Beneath this line sits some data. Return only its lines from the one holding "Generate a Python" through the one holding "fig.savefig('out.png', dpi=100)", inclusive, exactly, with the images removed.

### TASK MATERIAL ###

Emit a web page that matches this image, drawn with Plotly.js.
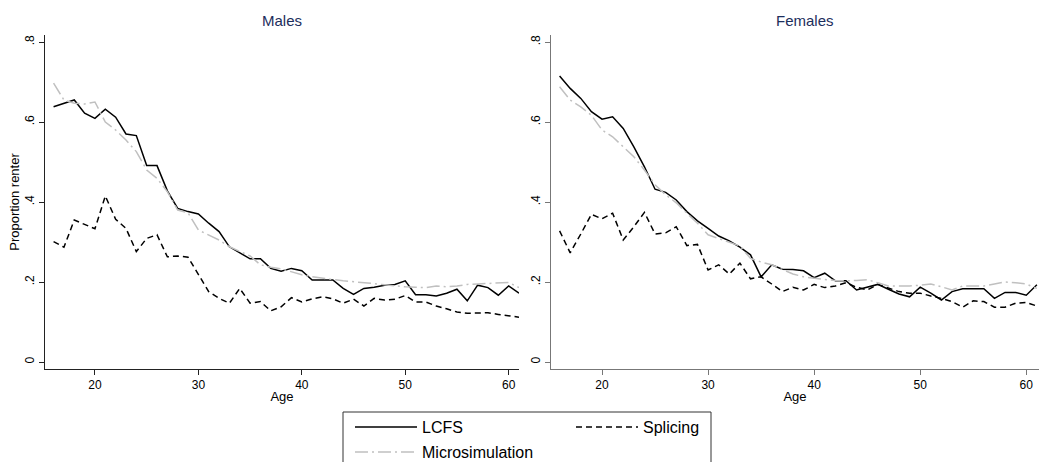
<!DOCTYPE html>
<html>
<head>
<meta charset="utf-8">
<script src="https://cdn.plot.ly/plotly-3.0.1.min.js"></script>
<style>html,body{margin:0;padding:0;background:#fff;}#chart{width:1040px;height:462px;}</style>
</head>
<body>
<div id="chart"></div>
<script>
var ages = [16,17,18,19,20,21,22,23,24,25,26,27,28,29,30,31,32,33,34,35,36,37,38,39,40,41,42,43,44,45,46,47,48,49,50,51,52,53,54,55,56,57,58,59,60,61];

var malesLCFS = [0.638,0.647,0.655,0.622,0.609,0.632,0.612,0.570,0.566,0.491,0.491,0.428,0.384,0.376,0.370,0.347,0.326,0.288,0.272,0.258,0.258,0.234,0.227,0.234,0.228,0.205,0.205,0.205,0.184,0.169,0.184,0.187,0.192,0.194,0.203,0.168,0.168,0.165,0.172,0.182,0.153,0.192,0.186,0.167,0.190,0.172];
var malesSplicing = [0.301,0.287,0.355,0.345,0.333,0.415,0.357,0.334,0.276,0.309,0.318,0.263,0.265,0.262,0.220,0.176,0.159,0.147,0.184,0.147,0.151,0.128,0.138,0.161,0.150,0.158,0.163,0.158,0.147,0.157,0.140,0.159,0.155,0.157,0.166,0.150,0.150,0.140,0.133,0.125,0.122,0.122,0.123,0.119,0.115,0.112];
var malesMicro = [0.697,0.655,0.647,0.645,0.650,0.600,0.580,0.555,0.526,0.480,0.459,0.426,0.380,0.373,0.330,0.318,0.305,0.288,0.276,0.265,0.243,0.237,0.233,0.225,0.218,0.213,0.209,0.206,0.203,0.201,0.199,0.196,0.193,0.190,0.188,0.187,0.186,0.190,0.188,0.190,0.194,0.195,0.196,0.197,0.199,0.186];

var femalesLCFS = [0.715,0.684,0.659,0.626,0.607,0.613,0.584,0.538,0.488,0.432,0.424,0.405,0.376,0.353,0.334,0.315,0.303,0.287,0.268,0.213,0.243,0.232,0.231,0.228,0.211,0.222,0.203,0.203,0.180,0.187,0.194,0.182,0.170,0.163,0.187,0.172,0.155,0.176,0.183,0.183,0.183,0.159,0.174,0.174,0.167,0.193];
var femalesSplicing = [0.328,0.273,0.320,0.369,0.358,0.372,0.305,0.338,0.374,0.320,0.323,0.338,0.291,0.294,0.230,0.243,0.220,0.247,0.208,0.213,0.195,0.176,0.187,0.180,0.194,0.186,0.190,0.198,0.187,0.180,0.194,0.185,0.176,0.172,0.172,0.165,0.159,0.151,0.137,0.153,0.151,0.137,0.137,0.147,0.149,0.140];
var femalesMicro = [0.688,0.655,0.638,0.617,0.580,0.563,0.538,0.513,0.480,0.443,0.418,0.398,0.372,0.347,0.318,0.309,0.300,0.290,0.259,0.250,0.243,0.232,0.220,0.213,0.209,0.206,0.204,0.203,0.204,0.206,0.198,0.190,0.190,0.190,0.192,0.195,0.188,0.180,0.190,0.190,0.190,0.195,0.200,0.198,0.195,0.184];

var seriesNames = ['LCFS', 'Splicing', 'Microsimulation'];
var panelTitles = ['Males', 'Females'];
var xTickVals = [20, 30, 40, 50, 60];
var yTickVals = [0, 0.2, 0.4, 0.6, 0.8];
var yTickText = ['0', '.2', '.4', '.6', '.8'];

var FONT = 'Liberation Sans, Arial, Helvetica, sans-serif';
var styles = {
  'LCFS': {color: '#000000', width: 1.5, dash: 'solid'},
  'Splicing': {color: '#000000', width: 1.5, dash: '6px,4px'},
  'Microsimulation': {color: '#c0c0c0', width: 1.5, dash: '13px,4px,2px,4px'}
};
var legendOf = {'LCFS': 'legend', 'Splicing': 'legend', 'Microsimulation': 'legend2'};

function mk(x, y, name, xa, ya, show) {
  var s = styles[name];
  return {
    x: x, y: y, name: name, type: 'scatter', mode: 'lines',
    xaxis: xa, yaxis: ya, showlegend: show, legend: legendOf[name],
    line: {color: s.color, width: s.width, dash: s.dash},
    hoverinfo: 'x+y+name'
  };
}

var traces = [
  mk(ages, malesLCFS, seriesNames[0], 'x', 'y', true),
  mk(ages, malesSplicing, seriesNames[1], 'x', 'y', true),
  mk(ages, malesMicro, seriesNames[2], 'x', 'y', true),
  mk(ages, femalesLCFS, seriesNames[0], 'x2', 'y2', false),
  mk(ages, femalesSplicing, seriesNames[1], 'x2', 'y2', false),
  mk(ages, femalesMicro, seriesNames[2], 'x2', 'y2', false)
];

var W = 1040, H = 462;
function px(v) { return v / W; }
function py(v) { return 1 - v / H; }

function xAxis(domain, range, color, anchor) {
  return {
    domain: domain, range: range, anchor: anchor,
    showgrid: false, zeroline: false, showline: true, linecolor: color, linewidth: 1,
    ticks: 'outside', ticklen: 5, tickwidth: 1, tickcolor: color,
    tickvals: xTickVals, tickfont: {family: FONT, size: 12, color: '#000'},
    title: {text: 'Age', font: {family: FONT, size: 13, color: '#000'}, standoff: 0},
    fixedrange: true
  };
}
function yAxis(domain, color, anchor, withTitle) {
  var a = {
    domain: domain, range: [-0.0175, 0.8175], anchor: anchor,
    showgrid: false, zeroline: false, showline: true, linecolor: color, linewidth: 1,
    ticks: 'outside', ticklen: 5, tickwidth: 1, tickcolor: color,
    tickvals: yTickVals, ticktext: yTickText, tickangle: -90,
    tickfont: {family: FONT, size: 12, color: '#000'},
    fixedrange: true
  };
  if (withTitle) a.title = {text: 'Proportion renter', font: {family: FONT, size: 13, color: '#000'}, standoff: 0};
  return a;
}

var yDom = [py(369), py(35)];
var layout = {
  width: W, height: H,
  margin: {l: 0, r: 0, t: 0, b: 0, autoexpand: false},
  paper_bgcolor: '#fff', plot_bgcolor: '#fff',
  font: {family: FONT, color: '#000'},
  xaxis: xAxis([px(45), px(519)], [15.17, 61.0], '#222', 'y'),
  yaxis: yAxis(yDom, '#222', 'x', true),
  xaxis2: xAxis([px(551), px(1039)], [15.19, 61.2], '#777', 'y2'),
  yaxis2: yAxis(yDom, '#777', 'x2', false),
  annotations: [
    {text: panelTitles[0], xref: 'paper', yref: 'paper', x: px(282), y: py(21), xanchor: 'center', yanchor: 'middle', showarrow: false, font: {family: FONT, size: 15, color: '#1c2e5c'}},
    {text: panelTitles[1], xref: 'paper', yref: 'paper', x: px(805), y: py(21), xanchor: 'center', yanchor: 'middle', showarrow: false, font: {family: FONT, size: 15, color: '#1c2e5c'}}
  ],
  shapes: [
    {type: 'rect', xref: 'paper', yref: 'paper', x0: px(343), x1: px(711), y0: py(412), y1: py(475), line: {color: '#333', width: 1}, fillcolor: 'rgba(0,0,0,0)', layer: 'above'}
  ],
  legend: {
    orientation: 'h', x: px(350), y: py(410), xanchor: 'left', yanchor: 'top',
    bgcolor: 'rgba(0,0,0,0)', borderwidth: 0, itemwidth: 62, entrywidth: 144, entrywidthmode: 'pixels',
    font: {family: FONT, size: 16, color: '#000'}, itemclick: false, itemdoubleclick: false
  },
  legend2: {
    orientation: 'h', x: px(350), y: py(435), xanchor: 'left', yanchor: 'top',
    bgcolor: 'rgba(0,0,0,0)', borderwidth: 0, itemwidth: 62,
    font: {family: FONT, size: 16, color: '#000'}, itemclick: false, itemdoubleclick: false
  },
  showlegend: true
};

Plotly.newPlot('chart', traces, layout, {displayModeBar: false, staticPlot: true});
</script>
</body>
</html>
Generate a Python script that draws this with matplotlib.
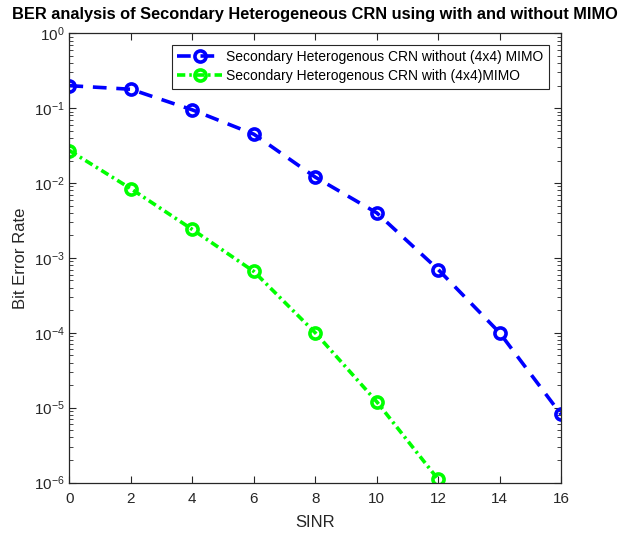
import numpy as np
import matplotlib.pyplot as plt
from matplotlib.ticker import LogLocator, NullFormatter

plt.rcParams['font.family'] = ['Liberation Sans', 'DejaVu Sans']

sinr = [0, 2, 4, 6, 8, 10, 12, 14, 16]
ber_without = [0.2, 0.179, 0.095, 0.045, 0.012, 0.004, 0.0007, 1.0e-4, 8.1e-6]
sinr_with = [0, 2, 4, 6, 8, 10, 12]
ber_with = [0.0272, 0.0084, 0.0024, 0.00066, 1.0e-4, 1.2e-5, 1.1e-6]

label_without = 'Secondary Heterogenous CRN without (4x4) MIMO'
label_with = 'Secondary Heterogenous CRN with (4x4)MIMO'

axcol = '#262626'

fig = plt.figure(figsize=(6.2, 5.36), dpi=100)
ax = fig.add_axes([0.112, 0.0998, 0.793, 0.838])

ax.semilogy(sinr, ber_without, color='#0000ff', ls=(0, (3.8, 2.7)), marker='o',
            lw=2.6, ms=8, mfc='none', mew=2.6, label=label_without)
ax.semilogy(sinr_with, ber_with, color='#00ff00', ls=(0, (2.3, 1.1, 0.7, 1.1)), marker='o',
            lw=2.6, ms=8, mfc='none', mew=2.6, label=label_with)

ax.set_xlim(0, 16)
ax.set_ylim(1e-6, 1)
ax.set_xticks(np.arange(0, 17, 2))
ax.yaxis.set_major_locator(LogLocator(base=10, numticks=10))
ax.yaxis.set_minor_locator(LogLocator(base=10, subs=np.arange(2, 10), numticks=20))
ax.yaxis.set_minor_formatter(NullFormatter())

ax.tick_params(which='both', direction='in', top=True, right=True,
               colors=axcol, labelsize=11)
ax.tick_params(axis='x', pad=7)
ax.tick_params(which='major', length=5, width=0.8)
ax.tick_params(which='minor', length=3, width=0.6)
for s in ax.spines.values():
    s.set_color(axcol)
    s.set_linewidth(0.9)

ax.set_xlabel('SINR', fontsize=12, color=axcol, labelpad=6)
ax.set_ylabel('Bit Error Rate', fontsize=12, color=axcol, labelpad=4)
ax.set_title('BER analysis of Secondary Heterogeneous CRN using with and without MIMO',
             fontsize=11.8, fontweight='bold', pad=10)

leg = ax.legend(loc='upper right', bbox_to_anchor=(0.975, 0.975), fontsize=10,
                fancybox=False, framealpha=1, edgecolor=axcol,
                handlelength=3.2, borderpad=0.4, labelspacing=0.35,
                handletextpad=0.3, borderaxespad=0)
leg.get_frame().set_linewidth(0.8)

fig.savefig('out.png', dpi=100)
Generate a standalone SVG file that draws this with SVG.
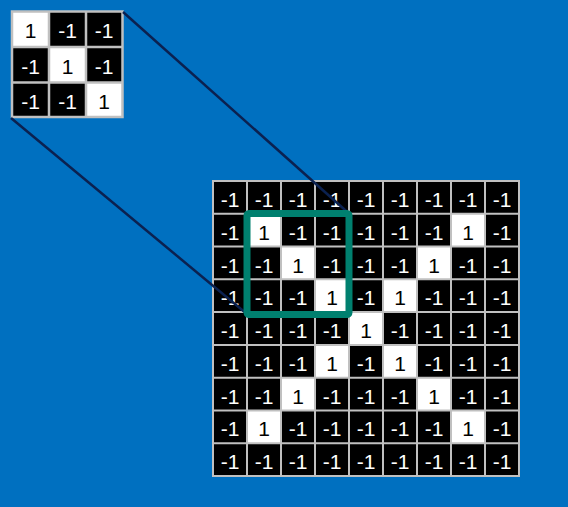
<svg xmlns="http://www.w3.org/2000/svg" width="568" height="507" viewBox="0 0 568 507">
<style>
.b{fill:#000000}
.w{fill:#FFFFFF}
.grid{fill:none;stroke:#C0C0C0;stroke-width:2}
.sgrid{fill:none;stroke:#C0C0C0;stroke-width:2.5}
.tw{fill:#FFFFFF;font-family:"Liberation Sans",Arial,sans-serif;font-size:21px;text-anchor:middle}
.tb{fill:#000000;font-family:"Liberation Sans",Arial,sans-serif;font-size:21px;text-anchor:middle}
.conn{stroke:#0B2150;stroke-width:2.5;fill:none}
</style>
<rect x="0" y="0" width="568" height="507" fill="#0070C0"/>

<g id="kernel">
<rect x="12" y="11.5" width="110.5" height="105.5" class="b"/>
<rect x="12" y="11.5" width="37" height="35.5" class="w"/>
<rect x="49" y="47" width="37" height="35.5" class="w"/>
<rect x="86" y="82.5" width="36.5" height="34.5" class="w"/>
<path class="sgrid" d="M12 11.5H122.5V117H12Z M49 11.5V117 M86 11.5V117 M12 47H122.5 M12 82.5H122.5"/>
<text x="30.5" y="38" class="tb">1</text>
<text x="67.5" y="38" class="tw">-1</text>
<text x="104" y="38" class="tw">-1</text>
<text x="30.5" y="73.5" class="tw">-1</text>
<text x="67.5" y="73.5" class="tb">1</text>
<text x="104" y="73.5" class="tw">-1</text>
<text x="30.5" y="108.5" class="tw">-1</text>
<text x="67.5" y="108.5" class="tw">-1</text>
<text x="104" y="108.5" class="tb">1</text>
</g>

<g id="image">
<rect x="213" y="181" width="306" height="295" class="b"/>
<rect x="247" y="213.78" width="34" height="32.78" class="w"/>
<rect x="451" y="213.78" width="34" height="32.78" class="w"/>
<rect x="281" y="246.56" width="34" height="32.78" class="w"/>
<rect x="417" y="246.56" width="34" height="32.78" class="w"/>
<rect x="315" y="279.33" width="34" height="32.78" class="w"/>
<rect x="383" y="279.33" width="34" height="32.78" class="w"/>
<rect x="349" y="312.11" width="34" height="32.78" class="w"/>
<rect x="315" y="344.89" width="34" height="32.78" class="w"/>
<rect x="383" y="344.89" width="34" height="32.78" class="w"/>
<rect x="281" y="377.67" width="34" height="32.78" class="w"/>
<rect x="417" y="377.67" width="34" height="32.78" class="w"/>
<rect x="247" y="410.44" width="34" height="32.78" class="w"/>
<rect x="451" y="410.44" width="34" height="32.78" class="w"/>
<path class="grid" d="M213 181H519V476H213Z M247 181V476 M281 181V476 M315 181V476 M349 181V476 M383 181V476 M417 181V476 M451 181V476 M485 181V476 M213 213.78H519 M213 246.56H519 M213 279.33H519 M213 312.11H519 M213 344.89H519 M213 377.67H519 M213 410.44H519 M213 443.22H519"/>
<text x="230" y="207" class="tw">-1</text><text x="264" y="207" class="tw">-1</text><text x="298" y="207" class="tw">-1</text><text x="332" y="207" class="tw">-1</text><text x="366" y="207" class="tw">-1</text><text x="400" y="207" class="tw">-1</text><text x="434" y="207" class="tw">-1</text><text x="468" y="207" class="tw">-1</text><text x="502" y="207" class="tw">-1</text>
<text x="230" y="239.8" class="tw">-1</text><text x="264" y="239.8" class="tb">1</text><text x="298" y="239.8" class="tw">-1</text><text x="332" y="239.8" class="tw">-1</text><text x="366" y="239.8" class="tw">-1</text><text x="400" y="239.8" class="tw">-1</text><text x="434" y="239.8" class="tw">-1</text><text x="468" y="239.8" class="tb">1</text><text x="502" y="239.8" class="tw">-1</text>
<text x="230" y="272.6" class="tw">-1</text><text x="264" y="272.6" class="tw">-1</text><text x="298" y="272.6" class="tb">1</text><text x="332" y="272.6" class="tw">-1</text><text x="366" y="272.6" class="tw">-1</text><text x="400" y="272.6" class="tw">-1</text><text x="434" y="272.6" class="tb">1</text><text x="468" y="272.6" class="tw">-1</text><text x="502" y="272.6" class="tw">-1</text>
<text x="230" y="305.3" class="tw">-1</text><text x="264" y="305.3" class="tw">-1</text><text x="298" y="305.3" class="tw">-1</text><text x="332" y="305.3" class="tb">1</text><text x="366" y="305.3" class="tw">-1</text><text x="400" y="305.3" class="tb">1</text><text x="434" y="305.3" class="tw">-1</text><text x="468" y="305.3" class="tw">-1</text><text x="502" y="305.3" class="tw">-1</text>
<text x="230" y="338.1" class="tw">-1</text><text x="264" y="338.1" class="tw">-1</text><text x="298" y="338.1" class="tw">-1</text><text x="332" y="338.1" class="tw">-1</text><text x="366" y="338.1" class="tb">1</text><text x="400" y="338.1" class="tw">-1</text><text x="434" y="338.1" class="tw">-1</text><text x="468" y="338.1" class="tw">-1</text><text x="502" y="338.1" class="tw">-1</text>
<text x="230" y="370.9" class="tw">-1</text><text x="264" y="370.9" class="tw">-1</text><text x="298" y="370.9" class="tw">-1</text><text x="332" y="370.9" class="tb">1</text><text x="366" y="370.9" class="tw">-1</text><text x="400" y="370.9" class="tb">1</text><text x="434" y="370.9" class="tw">-1</text><text x="468" y="370.9" class="tw">-1</text><text x="502" y="370.9" class="tw">-1</text>
<text x="230" y="403.7" class="tw">-1</text><text x="264" y="403.7" class="tw">-1</text><text x="298" y="403.7" class="tb">1</text><text x="332" y="403.7" class="tw">-1</text><text x="366" y="403.7" class="tw">-1</text><text x="400" y="403.7" class="tw">-1</text><text x="434" y="403.7" class="tb">1</text><text x="468" y="403.7" class="tw">-1</text><text x="502" y="403.7" class="tw">-1</text>
<text x="230" y="436.4" class="tw">-1</text><text x="264" y="436.4" class="tb">1</text><text x="298" y="436.4" class="tw">-1</text><text x="332" y="436.4" class="tw">-1</text><text x="366" y="436.4" class="tw">-1</text><text x="400" y="436.4" class="tw">-1</text><text x="434" y="436.4" class="tw">-1</text><text x="468" y="436.4" class="tb">1</text><text x="502" y="436.4" class="tw">-1</text>
<text x="230" y="469.2" class="tw">-1</text><text x="264" y="469.2" class="tw">-1</text><text x="298" y="469.2" class="tw">-1</text><text x="332" y="469.2" class="tw">-1</text><text x="366" y="469.2" class="tw">-1</text><text x="400" y="469.2" class="tw">-1</text><text x="434" y="469.2" class="tw">-1</text><text x="468" y="469.2" class="tw">-1</text><text x="502" y="469.2" class="tw">-1</text>
</g>

<g id="connectors">
<line class="conn" x1="123" y1="12" x2="349" y2="213.5"/>
<line class="conn" x1="11" y1="118" x2="247" y2="314"/>
</g>

<g id="highlight">
<rect x="247" y="213.5" width="102" height="101" rx="2" fill="none" stroke="#00806F" stroke-width="7"/>
</g>
</svg>
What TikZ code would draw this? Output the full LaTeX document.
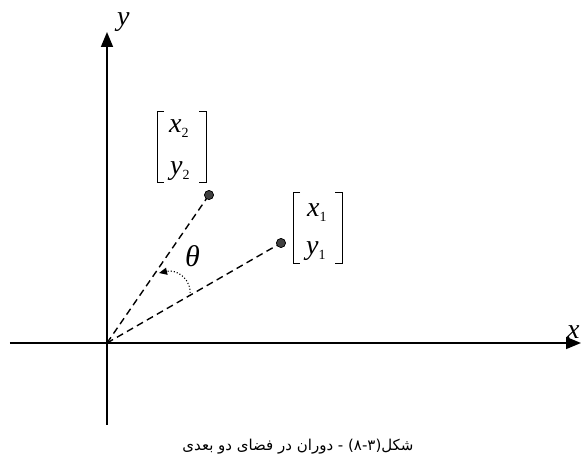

###

EXPECTED ANSWER:
Generate a Python script that draws this with matplotlib.
import numpy as np
import matplotlib.pyplot as plt
from matplotlib.ticker import LogLocator, NullFormatter

plt.rcParams['font.family'] = ['Liberation Sans', 'DejaVu Sans']

sinr = [0, 2, 4, 6, 8, 10, 12, 14, 16]
ber_without = [0.2, 0.179, 0.095, 0.045, 0.012, 0.004, 0.0007, 1.0e-4, 8.1e-6]
sinr_with = [0, 2, 4, 6, 8, 10, 12]
ber_with = [0.0272, 0.0084, 0.0024, 0.00066, 1.0e-4, 1.2e-5, 1.1e-6]

label_without = 'Secondary Heterogenous CRN without (4x4) MIMO'
label_with = 'Secondary Heterogenous CRN with (4x4)MIMO'

axcol = '#262626'

fig = plt.figure(figsize=(6.2, 5.36), dpi=100)
ax = fig.add_axes([0.112, 0.0998, 0.793, 0.838])

ax.semilogy(sinr, ber_without, color='#0000ff', ls=(0, (3.8, 2.7)), marker='o',
            lw=2.6, ms=8, mfc='none', mew=2.6, label=label_without)
ax.semilogy(sinr_with, ber_with, color='#00ff00', ls=(0, (2.3, 1.1, 0.7, 1.1)), marker='o',
            lw=2.6, ms=8, mfc='none', mew=2.6, label=label_with)

ax.set_xlim(0, 16)
ax.set_ylim(1e-6, 1)
ax.set_xticks(np.arange(0, 17, 2))
ax.yaxis.set_major_locator(LogLocator(base=10, numticks=10))
ax.yaxis.set_minor_locator(LogLocator(base=10, subs=np.arange(2, 10), numticks=20))
ax.yaxis.set_minor_formatter(NullFormatter())

ax.tick_params(which='both', direction='in', top=True, right=True,
               colors=axcol, labelsize=11)
ax.tick_params(axis='x', pad=7)
ax.tick_params(which='major', length=5, width=0.8)
ax.tick_params(which='minor', length=3, width=0.6)
for s in ax.spines.values():
    s.set_color(axcol)
    s.set_linewidth(0.9)

ax.set_xlabel('SINR', fontsize=12, color=axcol, labelpad=6)
ax.set_ylabel('Bit Error Rate', fontsize=12, color=axcol, labelpad=4)
ax.set_title('BER analysis of Secondary Heterogeneous CRN using with and without MIMO',
             fontsize=11.8, fontweight='bold', pad=10)

leg = ax.legend(loc='upper right', bbox_to_anchor=(0.975, 0.975), fontsize=10,
                fancybox=False, framealpha=1, edgecolor=axcol,
                handlelength=3.2, borderpad=0.4, labelspacing=0.35,
                handletextpad=0.3, borderaxespad=0)
leg.get_frame().set_linewidth(0.8)

fig.savefig('out.png', dpi=100)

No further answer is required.